Empecé a razonar muy malamente porque las estalactitas que se habían instalado en mi cerebro me lo impedían y provocaban interferencias. Si estamos en agosto, si yo no tengo fiebre, como es el caso, ¿cómo carajo puede hacer tanto frío? ¿Me estaré volviendo loco o ya estaré loco? Pero no había oído hablar nunca de locuras que se manifestasen con hielo en las venas. ¿Qué sería aquello? Porque empecé a darme cuenta de que había algo extraño. La situación era tan poco real como las que vivía Kafka, salvo que yo era otra cosa y tampoco tenía ganas de releérmelo. Entonces me pregunté cómo hacían aquellos eruditos de tantos tiempos atrás para leer e ilustrarse lo suficiente sin calefacción. Había un truco, sin duda. La calefacción central debía datar de la época de Napoleón por lo menos, y si no que me expliquen cómo el aterido de amor Emperador tenía el aliento –el mío se helaba y casi se rompía—para escribir a Josefina aquellas cartas tan sensuales y amorosas que hubiesen roto todos los termómetros veraniegos… Ah, ya sé, ahí estaba el truco. Napoleón conseguía mantener una temperatura corporal suficientemente elevada para firmar aquellas soflamas con un ejercicio mental que consistía en negar la existencia del frío.

Entonces empecé a tomarme por Napoleón con la intención de librarme de la helada que me corroía y al cabo de un rato sentí un bochorno alucinante.

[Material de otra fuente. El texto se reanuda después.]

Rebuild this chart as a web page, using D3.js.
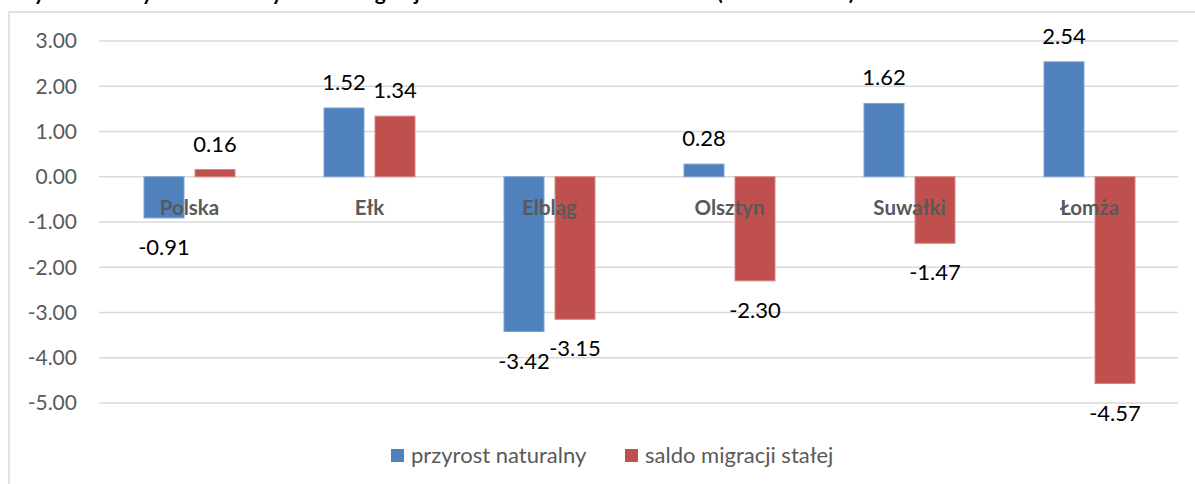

Empecé a quitarme ropa, mantas… Estaba salvado.

En la transición de mi estado de helado al de normalito para un verano que no había sido nunca del 42, me sentí de pronto en aquel siniestro manicomio junto a Randle McMurphy (Jack Nicholson), que estaba allí condenado por un asalto. Le habían internado para romperlo, quitarle todas aquellas malas ideas de la cabeza y de ello encargaron a la enfermera Ratched, siniestra personaje del cine que en cuanto la vi me cayó muy mal. Ya me habían dicho que cuando “Alguien voló sobre el nido del cuco / Atrapado sin salida / One Flew Over the Cuckoo's Nest” las consecuencias podían ser fatales.

Me metí en un rincón de la estancia, cuyas ventanas estaban aseguradas con barrotes y con mis mantas me construí mi propio nido, lejos de los demás, lejos del mundo. Y lo más cobardemente que pude, y podía mucho más de lo que me imaginaba, traté de que nadie me viese demasiado. Pero la enfermera Ratched intentó atacarme. Me hice el mudo y rápidamente me dejó en paz porque Randle estaba organizando algo que a ella no le hacía la menor gracia.

Ya para entonces Randle era mi héroe, ese hombre que todos hemos querido ser alguna vez pero que nunca hemos tenido la fuerza o la voluntad, o las dos, de intentarlo.

Al día siguiente me habían echado del sanatorio porque Ratched consideraba que con mi cara de imbécil feliz podía ser un mal ejemplo.

Y me encontré sentado delante de un médico a quien le expliqué mis aventuras con las temperaturas (lo del sanatorio me lo callé…) quien acogió mis delirios, como yo los llamé desde el principio, con las temperaturas de lo más impertinente. Lo apuntó con un asco que se le veía en la punta del bolígrafo, que por cierto no era de ninguna marca que valga la pena.

Me dijo que el medicamento que me habían recetado, con Dextrometorfano hidrobromuro era el que se daba cuando había tos.

Cuando hube regresado a casa, un amigo médico me precisó que ese maravilloso antitusivo se utiliza también en psiquiatría. ¿Sería el que le daban a Randie para que se volviese majara y desistiese de resistirse?

En todo caso, estuvo a punto de acabar conmigo y sin que me lo administrara la enfermera Ritched.